◆ **GIVEN EXERCISE**
What follows is a listing; give it again exactly, in its entirety.

◆ **DATA SEGMENT**
+++
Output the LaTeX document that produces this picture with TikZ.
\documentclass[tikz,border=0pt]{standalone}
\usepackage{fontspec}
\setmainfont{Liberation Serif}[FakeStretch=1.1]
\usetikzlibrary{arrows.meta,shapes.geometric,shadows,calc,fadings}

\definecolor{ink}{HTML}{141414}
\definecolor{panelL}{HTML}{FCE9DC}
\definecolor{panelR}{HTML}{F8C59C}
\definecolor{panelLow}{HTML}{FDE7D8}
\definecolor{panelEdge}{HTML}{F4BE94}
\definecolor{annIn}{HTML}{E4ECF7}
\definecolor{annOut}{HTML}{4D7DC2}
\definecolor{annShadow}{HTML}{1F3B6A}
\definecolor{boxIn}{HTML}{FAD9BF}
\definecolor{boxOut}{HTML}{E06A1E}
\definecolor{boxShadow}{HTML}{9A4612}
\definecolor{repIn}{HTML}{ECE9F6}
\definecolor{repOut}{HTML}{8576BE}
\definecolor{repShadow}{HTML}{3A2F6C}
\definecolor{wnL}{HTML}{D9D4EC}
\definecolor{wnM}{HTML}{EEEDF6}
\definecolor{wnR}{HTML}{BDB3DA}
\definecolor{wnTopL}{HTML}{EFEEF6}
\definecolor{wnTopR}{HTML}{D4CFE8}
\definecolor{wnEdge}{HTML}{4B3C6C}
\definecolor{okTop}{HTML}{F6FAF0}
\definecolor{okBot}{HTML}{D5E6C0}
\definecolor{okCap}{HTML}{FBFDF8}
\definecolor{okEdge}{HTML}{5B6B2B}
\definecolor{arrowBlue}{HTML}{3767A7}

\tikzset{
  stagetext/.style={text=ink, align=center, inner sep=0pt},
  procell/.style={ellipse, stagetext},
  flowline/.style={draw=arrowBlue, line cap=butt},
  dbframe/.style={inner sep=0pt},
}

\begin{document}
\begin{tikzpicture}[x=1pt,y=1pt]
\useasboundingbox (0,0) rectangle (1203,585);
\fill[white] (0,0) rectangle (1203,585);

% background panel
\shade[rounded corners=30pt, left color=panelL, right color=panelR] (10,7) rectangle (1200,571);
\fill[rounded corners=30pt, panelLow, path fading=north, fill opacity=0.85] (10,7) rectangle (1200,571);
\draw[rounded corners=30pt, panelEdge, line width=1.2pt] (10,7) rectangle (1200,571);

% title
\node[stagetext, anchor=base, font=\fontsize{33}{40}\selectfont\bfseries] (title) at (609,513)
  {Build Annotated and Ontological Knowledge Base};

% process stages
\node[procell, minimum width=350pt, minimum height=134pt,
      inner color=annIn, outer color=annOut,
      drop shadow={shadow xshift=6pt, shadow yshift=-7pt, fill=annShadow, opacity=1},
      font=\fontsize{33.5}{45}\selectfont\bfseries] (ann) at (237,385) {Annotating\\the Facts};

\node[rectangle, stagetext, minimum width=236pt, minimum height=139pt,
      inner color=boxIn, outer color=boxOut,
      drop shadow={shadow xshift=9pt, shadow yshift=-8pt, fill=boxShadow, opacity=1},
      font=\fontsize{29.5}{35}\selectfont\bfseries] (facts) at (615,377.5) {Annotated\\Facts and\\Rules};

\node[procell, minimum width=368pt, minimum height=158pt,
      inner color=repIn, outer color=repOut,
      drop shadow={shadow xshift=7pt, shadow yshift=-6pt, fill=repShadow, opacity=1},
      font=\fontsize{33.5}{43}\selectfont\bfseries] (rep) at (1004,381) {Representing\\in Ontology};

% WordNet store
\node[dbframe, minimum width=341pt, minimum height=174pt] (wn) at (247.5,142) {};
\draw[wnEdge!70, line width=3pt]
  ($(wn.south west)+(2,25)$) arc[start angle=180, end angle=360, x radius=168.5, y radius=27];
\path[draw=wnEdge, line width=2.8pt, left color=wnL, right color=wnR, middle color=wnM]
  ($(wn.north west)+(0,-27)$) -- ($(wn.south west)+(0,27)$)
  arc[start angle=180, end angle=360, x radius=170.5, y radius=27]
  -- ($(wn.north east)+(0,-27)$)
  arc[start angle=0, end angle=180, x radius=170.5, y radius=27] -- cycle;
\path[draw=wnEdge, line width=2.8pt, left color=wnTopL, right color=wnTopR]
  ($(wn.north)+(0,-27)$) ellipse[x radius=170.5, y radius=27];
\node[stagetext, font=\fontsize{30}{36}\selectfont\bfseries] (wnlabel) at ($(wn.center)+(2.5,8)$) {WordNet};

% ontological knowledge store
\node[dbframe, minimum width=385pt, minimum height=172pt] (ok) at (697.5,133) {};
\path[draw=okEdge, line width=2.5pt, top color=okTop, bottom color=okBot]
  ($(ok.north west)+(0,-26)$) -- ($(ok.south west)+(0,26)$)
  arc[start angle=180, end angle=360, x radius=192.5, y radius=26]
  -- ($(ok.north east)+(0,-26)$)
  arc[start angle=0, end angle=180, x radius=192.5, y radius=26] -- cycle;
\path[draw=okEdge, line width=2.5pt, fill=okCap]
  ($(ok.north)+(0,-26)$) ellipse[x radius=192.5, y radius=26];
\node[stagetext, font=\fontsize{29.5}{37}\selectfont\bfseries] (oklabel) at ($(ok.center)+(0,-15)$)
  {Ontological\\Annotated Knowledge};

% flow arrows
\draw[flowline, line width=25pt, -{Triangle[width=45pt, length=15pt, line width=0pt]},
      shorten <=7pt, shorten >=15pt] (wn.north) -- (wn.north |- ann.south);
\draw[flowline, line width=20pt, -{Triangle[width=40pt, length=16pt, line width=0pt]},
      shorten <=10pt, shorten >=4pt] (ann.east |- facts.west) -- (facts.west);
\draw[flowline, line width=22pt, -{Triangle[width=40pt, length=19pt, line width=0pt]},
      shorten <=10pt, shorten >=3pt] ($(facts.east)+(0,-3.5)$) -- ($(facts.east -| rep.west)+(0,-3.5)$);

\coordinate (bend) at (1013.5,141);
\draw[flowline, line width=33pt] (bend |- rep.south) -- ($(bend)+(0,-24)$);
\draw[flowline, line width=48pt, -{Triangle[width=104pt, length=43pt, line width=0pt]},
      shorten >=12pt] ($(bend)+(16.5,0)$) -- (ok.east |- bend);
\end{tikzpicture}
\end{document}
+++
◆ **REPLY TO THE TASK**
Output the LaTeX document that produces this picture with TikZ.
\documentclass[tikz,border=0pt]{standalone}
\usepackage{fontspec}
\setmainfont{Liberation Serif}[FakeStretch=1.1]
\usetikzlibrary{arrows.meta,shapes.geometric,shadows,calc,fadings}

\definecolor{ink}{HTML}{141414}
\definecolor{panelL}{HTML}{FCE9DC}
\definecolor{panelR}{HTML}{F8C59C}
\definecolor{panelLow}{HTML}{FDE7D8}
\definecolor{panelEdge}{HTML}{F4BE94}
\definecolor{annIn}{HTML}{E4ECF7}
\definecolor{annOut}{HTML}{4D7DC2}
\definecolor{annShadow}{HTML}{1F3B6A}
\definecolor{boxIn}{HTML}{FAD9BF}
\definecolor{boxOut}{HTML}{E06A1E}
\definecolor{boxShadow}{HTML}{9A4612}
\definecolor{repIn}{HTML}{ECE9F6}
\definecolor{repOut}{HTML}{8576BE}
\definecolor{repShadow}{HTML}{3A2F6C}
\definecolor{wnL}{HTML}{D9D4EC}
\definecolor{wnM}{HTML}{EEEDF6}
\definecolor{wnR}{HTML}{BDB3DA}
\definecolor{wnTopL}{HTML}{EFEEF6}
\definecolor{wnTopR}{HTML}{D4CFE8}
\definecolor{wnEdge}{HTML}{4B3C6C}
\definecolor{okTop}{HTML}{F6FAF0}
\definecolor{okBot}{HTML}{D5E6C0}
\definecolor{okCap}{HTML}{FBFDF8}
\definecolor{okEdge}{HTML}{5B6B2B}
\definecolor{arrowBlue}{HTML}{3767A7}

\tikzset{
  stagetext/.style={text=ink, align=center, inner sep=0pt},
  procell/.style={ellipse, stagetext},
  flowline/.style={draw=arrowBlue, line cap=butt},
  dbframe/.style={inner sep=0pt},
}

\begin{document}
\begin{tikzpicture}[x=1pt,y=1pt]
\useasboundingbox (0,0) rectangle (1203,585);
\fill[white] (0,0) rectangle (1203,585);

% background panel
\shade[rounded corners=30pt, left color=panelL, right color=panelR] (10,7) rectangle (1200,571);
\fill[rounded corners=30pt, panelLow, path fading=north, fill opacity=0.85] (10,7) rectangle (1200,571);
\draw[rounded corners=30pt, panelEdge, line width=1.2pt] (10,7) rectangle (1200,571);

% title
\node[stagetext, anchor=base, font=\fontsize{33}{40}\selectfont\bfseries] (title) at (609,513)
  {Build Annotated and Ontological Knowledge Base};

% process stages
\node[procell, minimum width=350pt, minimum height=134pt,
      inner color=annIn, outer color=annOut,
      drop shadow={shadow xshift=6pt, shadow yshift=-7pt, fill=annShadow, opacity=1},
      font=\fontsize{33.5}{45}\selectfont\bfseries] (ann) at (237,385) {Annotating\\the Facts};

\node[rectangle, stagetext, minimum width=236pt, minimum height=139pt,
      inner color=boxIn, outer color=boxOut,
      drop shadow={shadow xshift=9pt, shadow yshift=-8pt, fill=boxShadow, opacity=1},
      font=\fontsize{29.5}{35}\selectfont\bfseries] (facts) at (615,377.5) {Annotated\\Facts and\\Rules};

\node[procell, minimum width=368pt, minimum height=158pt,
      inner color=repIn, outer color=repOut,
      drop shadow={shadow xshift=7pt, shadow yshift=-6pt, fill=repShadow, opacity=1},
      font=\fontsize{33.5}{43}\selectfont\bfseries] (rep) at (1004,381) {Representing\\in Ontology};

% WordNet store
\node[dbframe, minimum width=341pt, minimum height=174pt] (wn) at (247.5,142) {};
\draw[wnEdge!70, line width=3pt]
  ($(wn.south west)+(2,25)$) arc[start angle=180, end angle=360, x radius=168.5, y radius=27];
\path[draw=wnEdge, line width=2.8pt, left color=wnL, right color=wnR, middle color=wnM]
  ($(wn.north west)+(0,-27)$) -- ($(wn.south west)+(0,27)$)
  arc[start angle=180, end angle=360, x radius=170.5, y radius=27]
  -- ($(wn.north east)+(0,-27)$)
  arc[start angle=0, end angle=180, x radius=170.5, y radius=27] -- cycle;
\path[draw=wnEdge, line width=2.8pt, left color=wnTopL, right color=wnTopR]
  ($(wn.north)+(0,-27)$) ellipse[x radius=170.5, y radius=27];
\node[stagetext, font=\fontsize{30}{36}\selectfont\bfseries] (wnlabel) at ($(wn.center)+(2.5,8)$) {WordNet};

% ontological knowledge store
\node[dbframe, minimum width=385pt, minimum height=172pt] (ok) at (697.5,133) {};
\path[draw=okEdge, line width=2.5pt, top color=okTop, bottom color=okBot]
  ($(ok.north west)+(0,-26)$) -- ($(ok.south west)+(0,26)$)
  arc[start angle=180, end angle=360, x radius=192.5, y radius=26]
  -- ($(ok.north east)+(0,-26)$)
  arc[start angle=0, end angle=180, x radius=192.5, y radius=26] -- cycle;
\path[draw=okEdge, line width=2.5pt, fill=okCap]
  ($(ok.north)+(0,-26)$) ellipse[x radius=192.5, y radius=26];
\node[stagetext, font=\fontsize{29.5}{37}\selectfont\bfseries] (oklabel) at ($(ok.center)+(0,-15)$)
  {Ontological\\Annotated Knowledge};

% flow arrows
\draw[flowline, line width=25pt, -{Triangle[width=45pt, length=15pt, line width=0pt]},
      shorten <=7pt, shorten >=15pt] (wn.north) -- (wn.north |- ann.south);
\draw[flowline, line width=20pt, -{Triangle[width=40pt, length=16pt, line width=0pt]},
      shorten <=10pt, shorten >=4pt] (ann.east |- facts.west) -- (facts.west);
\draw[flowline, line width=22pt, -{Triangle[width=40pt, length=19pt, line width=0pt]},
      shorten <=10pt, shorten >=3pt] ($(facts.east)+(0,-3.5)$) -- ($(facts.east -| rep.west)+(0,-3.5)$);

\coordinate (bend) at (1013.5,141);
\draw[flowline, line width=33pt] (bend |- rep.south) -- ($(bend)+(0,-24)$);
\draw[flowline, line width=48pt, -{Triangle[width=104pt, length=43pt, line width=0pt]},
      shorten >=12pt] ($(bend)+(16.5,0)$) -- (ok.east |- bend);
\end{tikzpicture}
\end{document}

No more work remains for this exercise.